A Supersymmetric gluino signal will immediately appear as a plausible explanation for the observed phenomena, and theorists will go in a state of feeding frenzy, resurrecting the MSSM in its various declinations in an attempt to fit as well as possible the CMS and ATLAS data, together with the more precise information on the Higgs boson and other exclusion limits in dedicated SUSY searches. About 200 papers will be published which cite the new LHC results in the matter of three months.

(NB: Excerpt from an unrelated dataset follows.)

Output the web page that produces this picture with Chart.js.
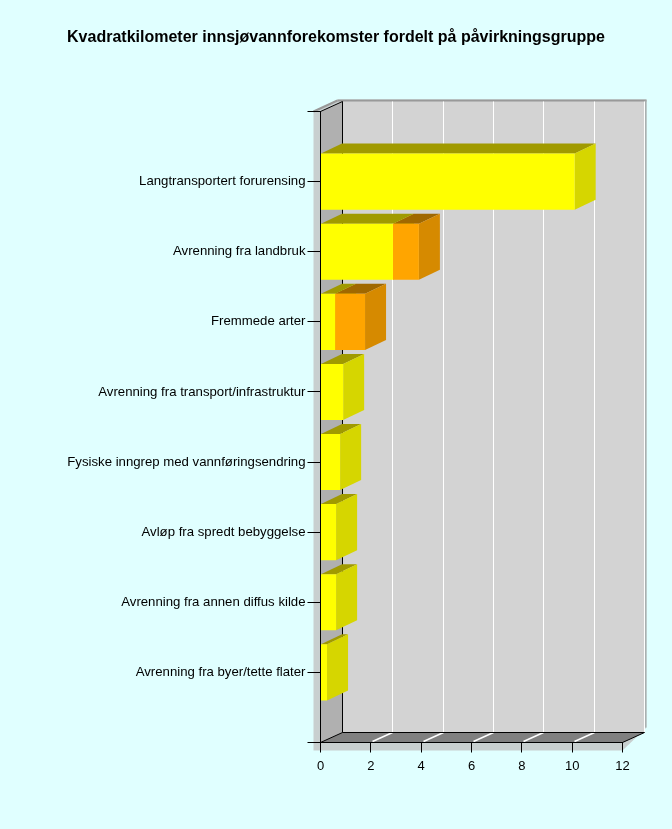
<!DOCTYPE html>
<html>
<head>
<meta charset="utf-8">
<style>
  html, body { margin: 0; padding: 0; background: #e0ffff; }
  canvas { display: block; }
</style>
<script src="https://cdn.jsdelivr.net/npm/chart.js@4/dist/chart.umd.min.js"></script>
</head>
<body>
<canvas id="chart" width="672" height="829"></canvas>
<script>
const categories = [
  'Langtransportert forurensing',
  'Avrenning fra landbruk',
  'Fremmede arter',
  'Avrenning fra transport/infrastruktur',
  'Fysiske inngrep med vannføringsendring',
  'Avløp fra spredt bebyggelse',
  'Avrenning fra annen diffus kilde',
  'Avrenning fra byer/tette flater',
];
const yellowValues = [10.1, 2.88, 0.58, 0.9, 0.78, 0.62, 0.62, 0.26];
const orangeValues = [null, 1.03, 1.19, null, null, null, null, null];

// oblique offset of the fake 3D depth
const depthX = 22;
const depthY = -10;
const barDepthX = 21;

const shades = {
  '#ffff00': { top: '#a09a00', side: '#d6d600' },
  '#ffa500': { top: '#a06800', side: '#d68a00' },
};

function poly(ctx, color, pts) {
  ctx.fillStyle = color;
  ctx.beginPath();
  pts.forEach(([x, y], i) => (i ? ctx.lineTo(x, y) : ctx.moveTo(x, y)));
  ctx.closePath();
  ctx.fill();
}

function segment(ctx, color, x1, y1, x2, y2) {
  ctx.strokeStyle = color;
  ctx.beginPath();
  ctx.moveTo(x1, y1);
  ctx.lineTo(x2, y2);
  ctx.stroke();
}

const walls3d = {
  id: 'walls3d',
  // title is centred on the whole canvas, not on the padded width
  afterLayout(chart) {
    chart.titleBlock.left = 0;
    chart.titleBlock.right = chart.width;
    chart.titleBlock.width = chart.width;
  },
  beforeDraw(chart) {
    const { ctx, chartArea: a, scales } = chart;
    const l = a.left, r = a.right, t = a.top, b = a.bottom;
    ctx.save();
    ctx.lineWidth = 1;
    // drop shadow behind the box
    poly(ctx, '#c8cfcf', [[l - 7, t], [l + depthX - 5, t + depthY - 2], [r + depthX + 2, t + depthY - 2],
      [r + depthX + 2, b + depthY - 5], [r, b + 8], [l - 7, b + 8]]);
    // back wall, left wall, floor
    poly(ctx, '#d3d3d3', [[l + depthX, t + depthY], [r + depthX, t + depthY], [r + depthX, b + depthY], [l + depthX, b + depthY]]);
    poly(ctx, '#b0b0b0', [[l, t], [l + depthX, t + depthY], [l + depthX, b + depthY], [l, b]]);
    poly(ctx, '#808080', [[l, b], [l + depthX, b + depthY], [r + depthX, b + depthY], [r, b]]);
    // top and right rim of the box
    ctx.lineWidth = 2;
    segment(ctx, '#999999', l - 7, t, l + depthX - 5, t + depthY - 1);
    segment(ctx, '#999999', l + depthX - 5, t + depthY - 1, r + depthX + 2, t + depthY - 1);
    segment(ctx, '#a8b0b0', r + depthX + 1, t + depthY - 1, r + depthX + 1, b + depthY - 5);
    ctx.lineWidth = 1;
    // grid on the wall and the floor
    scales.x.ticks.forEach((tick) => {
      if (tick.value === 0) return;
      const x = Math.floor(scales.x.getPixelForValue(tick.value)) + 0.5;
      segment(ctx, '#ffffff', x + depthX, t + depthY, x + depthX, b + depthY);
      if (tick.value < 12) {
        ctx.lineWidth = 1.6;
        segment(ctx, '#ffffff', x + 2, b - 1, x + depthX, b + depthY);
        ctx.lineWidth = 1;
      }
    });
    // box edges
    segment(ctx, '#000000', l + depthX, t + depthY, l + depthX, b + depthY);
    segment(ctx, '#000000', l, t, l + depthX, t + depthY);
    segment(ctx, '#000000', l, b, l + depthX, b + depthY);
    segment(ctx, '#000000', l + depthX, b + depthY, r + depthX, b + depthY);
    segment(ctx, '#000000', r, b, r + depthX, b + depthY);
    ctx.restore();
  },
  beforeDatasetsDraw(chart) {
    const { ctx } = chart;
    ctx.save();
    chart.data.datasets.forEach((ds, di) => {
      chart.getDatasetMeta(di).data.forEach((bar, i) => {
        if (ds.data[i] == null) return;
        const { x, y, base, height } = bar.getProps(['x', 'y', 'base', 'height'], true);
        const top = y - height / 2;
        const bottom = y + height / 2;
        const shade = shades[ds.backgroundColor];
        poly(ctx, shade.top, [[base, top], [x, top], [x + barDepthX, top + depthY], [base + barDepthX, top + depthY]]);
        poly(ctx, shade.side, [[x, top], [x + barDepthX, top + depthY], [x + barDepthX, bottom + depthY], [x, bottom]]);
      });
    });
    ctx.restore();
  },
};

new Chart(document.getElementById('chart').getContext('2d'), {
  type: 'bar',
  plugins: [walls3d],
  data: {
    // blank end labels give the two empty slots with ticks at the axis ends
    labels: ['', ...categories, ''],
    datasets: [
      { data: [null, ...yellowValues, null], backgroundColor: '#ffff00', borderWidth: 0 },
      { data: [null, ...orangeValues, null], backgroundColor: '#ffa500', borderWidth: 0 },
    ],
  },
  options: {
    indexAxis: 'y',
    responsive: false,
    animation: false,
    layout: { padding: { right: 49.5 } },
    datasets: { bar: { categoryPercentage: 1, barPercentage: 0.8 } },
    plugins: {
      legend: { display: false },
      tooltip: { enabled: false },
      title: {
        display: true,
        text: 'Kvadratkilometer innsjøvannforekomster fordelt på påvirkningsgruppe',
        color: '#000000',
        font: { family: '"Liberation Sans", Arial, sans-serif', size: 16, weight: 'bold' },
        padding: { top: 28, bottom: 64.3 },
      },
    },
    scales: {
      x: {
        stacked: true,
        min: 0,
        max: 12,
        afterFit: (scale) => { scale.height = 86.5; },
        grid: { drawOnChartArea: false, tickLength: 10, tickColor: '#000000' },
        border: { color: '#000000' },
        ticks: {
          stepSize: 2,
          maxRotation: 0,
          padding: 6,
          color: '#000000',
          font: { family: '"Liberation Sans", Arial, sans-serif', size: 13 },
        },
      },
      y: {
        stacked: true,
        offset: false,
        afterFit: (scale) => { scale.width = 320.5; },
        grid: { offset: false, drawOnChartArea: false, tickLength: 13, tickColor: '#000000' },
        border: { color: '#000000' },
        ticks: {
          autoSkip: false,
          padding: 2,
          color: '#000000',
          font: { family: '"Liberation Sans", Arial, sans-serif', size: 13.2 },
        },
      },
    },
  },
});
</script>
</body>
</html>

The restart of the LHC will be a giant triumph for CERN, as the expectation for the new data will be at a record high, surpassing that for the Higgs of the spring of 2012. And the experiments will not wait for the fourth of July to make an announcement this time, as the first two months of the anticipated 2016 running of the accelerator will already yield a doubling of the 13 TeV data, and a discovery of new physics will be announced in early June.

This, dear reader, is what I would like to happen, despite my general disbelief of Supersymmetric theories, and despite the new $1000 bet I have offered against such new signals in LHC data in the coming years (nobody has taken the new bet, unfortunately). A supersymmetric world would be an amazing thing to investigate, and a much more interesting one than the one we seem to live in.